The fact that he tried to use mathematical examples to explain the falling rate of profit with the increase in constant capital and declining surplus value (with lower number of workers due to increase in productivity etc) is only a discrete attempt. He has also explained that Marx was collecting data and information (even learnt Russian) to understand the American system of capitalism where presence of interest bearing capital and credit have dissipated the tendency of falling rate of profit. Therefore, we need to understand the essence of Marx’s argument and not the actual events.
The arguments of Heinrich are contested by Michael Roberts through his blog. According to Roberts, the falling rate of profit even within the given theory is proved in the UK and USA. He has estimated the rate of profit by using the standard Marxist concepts of organic composition of capital, surplus value and rate of profit in the two most advanced capitalist countries during 1963-2008. He found that profits fell by 28 per cent, organic composition rose by 20 per cent and surplus value fell by 19 per cent during 1963-75 in the UK.
It is estimated that between 1996 and 2008, profits fell by 11 per cent, organic composition rose by 16 per cent and surplus value remained secularly stagnant. It is now left to the scholars to examine to what extent Marxian theory of crisis is relevant or irrelevant and to what extent Lenin who explained the tyranny of Finance Capital in his elaboration of Imperialism (Globalisation) would be useful.

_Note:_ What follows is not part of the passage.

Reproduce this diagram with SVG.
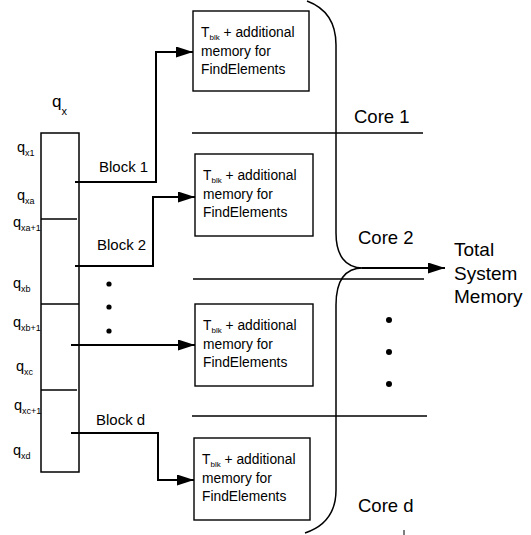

The second most important criticism against Marxism is the alleged absence of analysis of human element in the mechanical application of Historical Materialism. One may leisurely and dispassionately look at his theories now and their application in countries like India.

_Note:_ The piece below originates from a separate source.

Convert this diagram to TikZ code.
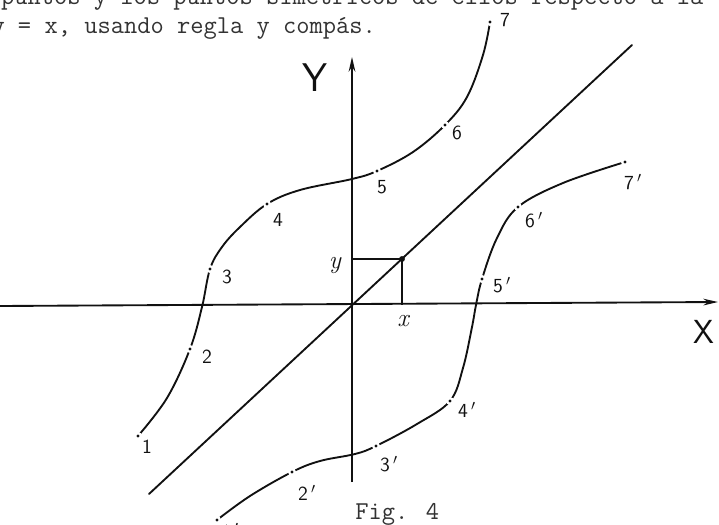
\documentclass[tikz,border=0pt]{standalone}
\usepackage{fontspec}
\usetikzlibrary{arrows.meta}
\definecolor{typ}{HTML}{333333}
\definecolor{ink}{HTML}{111111}
\begin{document}
\begin{tikzpicture}[x=0.75pt,y=-0.75pt,
  typtext/.style={anchor=base west,inner sep=0pt,text=typ,font=\ttfamily\fontsize{19.3}{20}\selectfont},
  axisline/.style={draw=ink,line width=1.4pt},
  crv/.style={draw=ink,line width=1.4pt,line cap=round},
  lbl/.style={inner sep=0pt,text=ink,font=\sffamily\fontsize{15}{15}\selectfont},
  axlbl/.style={inner sep=0pt,text=ink,font=\sffamily\fontsize{30}{30}\selectfont},
  varlbl/.style={inner sep=0pt,text=ink,font=\itshape\fontsize{19}{19}\selectfont},
  gap/.style={fill=white},
  ptdot/.style={fill=ink}
]
\useasboundingbox (0,0) rectangle (719,525);
\fill[white] (0,0) rectangle (719,525);

% typewritten text
\node[typtext] (t1) at (0.75,4) {puntos y los puntos simétricos de ellos respecto a la};
\node[typtext] (t2) at (-8.75,33) {y = x, usando regla y compás.};
\node[typtext] (cap) at (355,519) {Fig. 4};

% axes
\coordinate (O) at (352,305);
\coordinate (xl) at (0,306);
\coordinate (xr) at (718,302);
\coordinate (yb) at (352,482);
\coordinate (yt) at (352,57);
\draw[axisline,-{Stealth[length=11pt,width=5pt]}] (xl) -- (xr);
\draw[axisline,-{Stealth[length=11pt,width=5pt]}] (yb) -- (yt);
\node[axlbl] (Ylab) at (315,78) {Y};
\node[axlbl,font=\sffamily\fontsize{25}{25}\selectfont] (Xlab) at (704,332) {X};

% diagonal y = x
\coordinate (d1) at (149,494);
\coordinate (d2) at (632,45);
\draw[crv] (d1) -- (d2);

% point (x,y)
\coordinate (P) at (402,259);
\coordinate (Py) at (352,259);
\coordinate (Px) at (402,305);
\draw[axisline,line width=1.2pt] (Py) -- (P) -- (Px);
\fill[ink] (P) circle[radius=2.2pt];
\node[varlbl] (ylab) at (335,265) {y};
\node[varlbl] (xlab) at (403,321) {x};

% curve A (points 1..7)
\coordinate (A1) at (138,436);
\coordinate (A2) at (190,349);
\coordinate (A3) at (210,269);
\coordinate (A4) at (267,204);
\coordinate (A5) at (377,171);
\coordinate (A6) at (445,125);
\coordinate (A7) at (490,22);
\draw[crv] plot[smooth,tension=0.6] coordinates {(138,436) (167,398) (190,349) (202,307) (210,269) (222,247) (240,227) (267,204) (300,190) (352,179) (377,171) (413,152) (445,125) (467,97) (483,55) (490,22)};

% curve B (points 1'..7')
\coordinate (B1) at (217,520);
\coordinate (B2) at (292,472);
\coordinate (B3) at (376,446);
\coordinate (B4) at (450,401);
\coordinate (B5) at (482,279);
\coordinate (B6) at (518,207);
\coordinate (B7) at (625,162);
\draw[crv] plot[smooth,tension=0.6] coordinates {(217,520) (250,496) (292,472) (320,461) (355,454) (376,446) (417,424) (450,401) (463,368) (472,327) (476,305) (482,279) (497,238) (518,207) (563,183) (625,162)};

% gaps and dots at the marked points
\foreach \p in {A1,A2,A3,A4,A5,A6,A7,B1,B2,B3,B4,B5,B6,B7}{
  \fill[gap] (\p) circle[radius=3pt];
  \fill[ptdot] (\p) circle[radius=1.2pt];
}

% labels
\node[lbl] (L1) at (147,447) {1};
\node[lbl] (L2) at (207,357) {2};
\node[lbl] (L3) at (227,277) {3};
\node[lbl] (L4) at (278,220) {4};
\node[lbl] (L5) at (382,187) {5};
\node[lbl] (L6) at (457,133) {6};
\node[lbl] (L7) at (505,20) {7};
\node[lbl] (M1) at (230,531) {1\,$'$};
\node[lbl] (M2) at (307,493) {2\,$'$};
\node[lbl] (M3) at (389,464) {3\,$'$};
\node[lbl] (M4) at (467,410) {4\,$'$};
\node[lbl] (M5) at (502,285) {5\,$'$};
\node[lbl] (M6) at (534,220) {6\,$'$};
\node[lbl] (M7) at (633,182) {7\,$'$};
\end{tikzpicture}
\end{document}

One may also address the criticism that why India could not produce a Gramsci, Ho Chi Minh etc, probably to dabble with the so-called objective and subjective conditions. Why is it that the Asiatic Mode of Production (exception Sardesai, Harbans Mukhia, Shakti Padhi, etc) was not given importance in the mainstream Marxist discourse to understand the vexed question of Caste? How do we understand a situation like Telangana even 65 years after independence?
There are attempts by independent scholars to address some of these questions, but the hegemony of organised few, it is alleged, did not allow the lone voices to be heard to. In fact, scholars like Eric Fromm published “Marx’s Concept of Man” in 1961. Fromm, one of the topmost Psychologists of last century analysed Marx’s Philosophical and Economic Manuscripts 1859, to discover the humanist traditions in the elaboration of concept of “Alienation”. The spiritual emancipation of man from the chains of economic determinism as elucidated in ‘labourer exists for the process of production and not the process of production for the labourer’ are to be re-visited.

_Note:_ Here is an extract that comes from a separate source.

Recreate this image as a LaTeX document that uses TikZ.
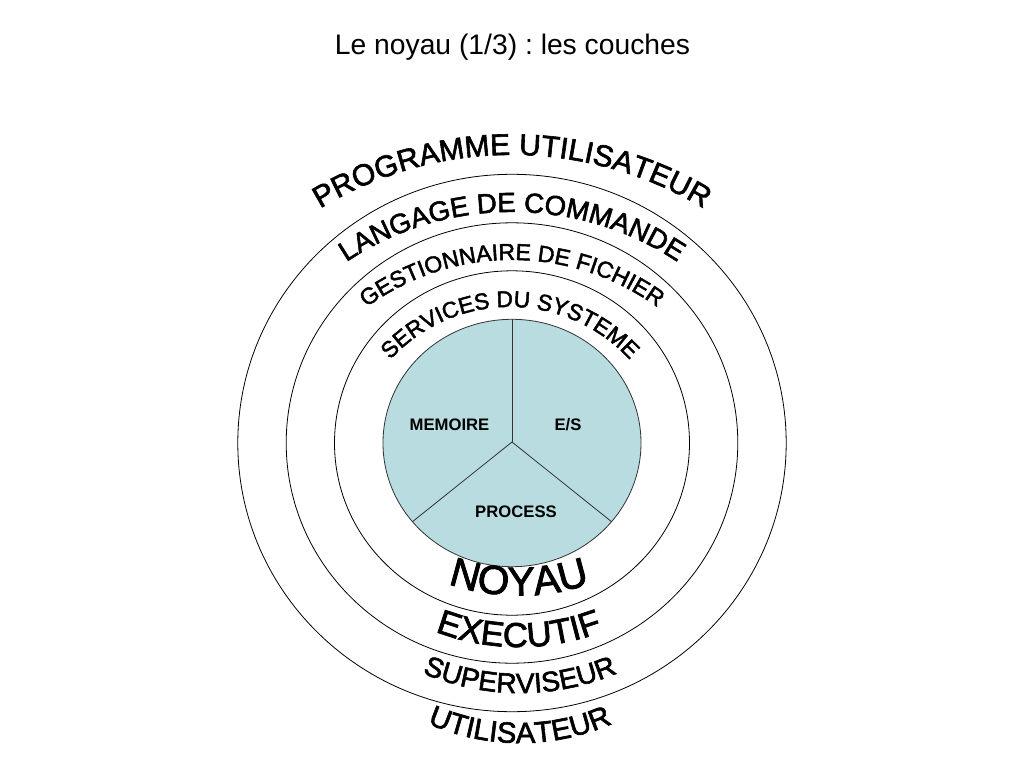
\documentclass[tikz,border=0pt]{standalone}
\usepackage{fontspec}
\setmainfont{Liberation Sans}
\newfontfamily\arcfont{Liberation Sans}[FakeBold=2]
\usetikzlibrary{decorations.text}
\definecolor{noyaubleu}{RGB}{184,220,224}

\begin{document}
\begin{tikzpicture}[x=0.75pt, y=0.75pt,
    couche/.style={draw=black, line width=0.6pt},
    rayon/.style={draw=black!80, line width=0.6pt},
    part/.style={font=\fontsize{12.5}{15}\selectfont\bfseries}]
  \fill[white] (-512,-325) rectangle (512,443);
  \useasboundingbox (-512,-325) rectangle (512,443);

  % titre
  \node (titre) [anchor=base, font=\fontsize{21.2}{25}\selectfont] at (0.5,388) {\frenchspacing Le noyau (1/3) : les couches};

  % couches
  \draw[couche] (0,0) ellipse [x radius=274.2, y radius=268.7];
  \draw[couche] (0,0) ellipse [x radius=225.8, y radius=220.2];
  \draw[couche] (0,0) ellipse [x radius=177.5, y radius=172.2];

  % noyau
  \coordinate (centre) at (0,1);
  \draw[rayon, fill=noyaubleu] (0,0) ellipse [x radius=129, y radius=123.7];
  \draw[rayon] (centre) -- (90:123.7);
  \draw[rayon] (centre) -- (219.5:129 and 123.7);
  \draw[rayon] (centre) -- (-39.5:129 and 123.7);
  \node (memoire) [part, anchor=base] at (-62.5,13) {MEMOIRE};
  \node (es) [part, anchor=base] at (56,13) {E/S};
  \node (process) [part, anchor=base] at (4,-74.7) {PROCESS};

  % textes du haut
  \path[shift={(0,-82)}, decorate, decoration={text along path, text align=center,
    text={|\arcfont\fontsize{22.5}{27}\selectfont|PROGRAMME UTILISATEUR}}] (170:370) arc[start angle=170, end angle=10, radius=370];
  \path[shift={(0,-68)}, decorate, decoration={text along path, text align=center,
    text={|\arcfont\fontsize{20.7}{25}\selectfont|LANGAGE DE COMMANDE}}] (170:299) arc[start angle=170, end angle=10, radius=299];
  \path[shift={(0,-64)}, decorate, decoration={text along path, text align=center,
    text={|\arcfont\fontsize{17.3}{21}\selectfont|GESTIONNAIRE DE FICHIER}}] (170:247) arc[start angle=170, end angle=10, radius=247];
  \path[shift={(-2,-26)}, decorate, decoration={text along path, text align=center,
    text={|\arcfont\fontsize{17.1}{21}\selectfont|SERVICES DU SYSTEME}}] (170:162) arc[start angle=170, end angle=10, radius=162];

  % textes du bas
  \path[shift={(7,67.5)}, decorate, decoration={text along path, text align=center,
    text={|\arcfont\fontsize{30.5}{36}\selectfont|NOYAU}}] (200:220) arc[start angle=200, end angle=340, radius=220];
  \path[shift={(7,31)}, decorate, decoration={text along path, text align=center,
    text={|\arcfont\fontsize{26}{31}\selectfont|EXECUTIF}}] (200:235) arc[start angle=200, end angle=340, radius=235];
  \path[shift={(8,0)}, decorate, decoration={text along path, text align=center,
    text={|\arcfont\fontsize{21}{25}\selectfont|SUPERVISEUR}}] (200:250) arc[start angle=200, end angle=340, radius=250];
  \path[shift={(8,-69)}, decorate, decoration={text along path, text align=center,
    text={|\arcfont\fontsize{22}{26}\selectfont|UTILISATEUR}}] (200:231) arc[start angle=200, end angle=340, radius=231];
\end{tikzpicture}
\end{document}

How the classes in contemporary capitalism are to be understood. Are the classes and castes means the same thing? Is the concept of New Petty Bourgeois advanced by Nicos Poulantazas applicable to India? How do we account for those who assert that, ‘we are poor in economic terms and not by the prestige of caste’, in the urban slums? Do the ICT professionals and Finance Managers who serve the interests of capital come under NPB? Has the concept of New Imperialism understood in the Indian context? These are some of the important questions that should make the academic scholars to bother to make Political Economy really a tool in the hands of the oppressed.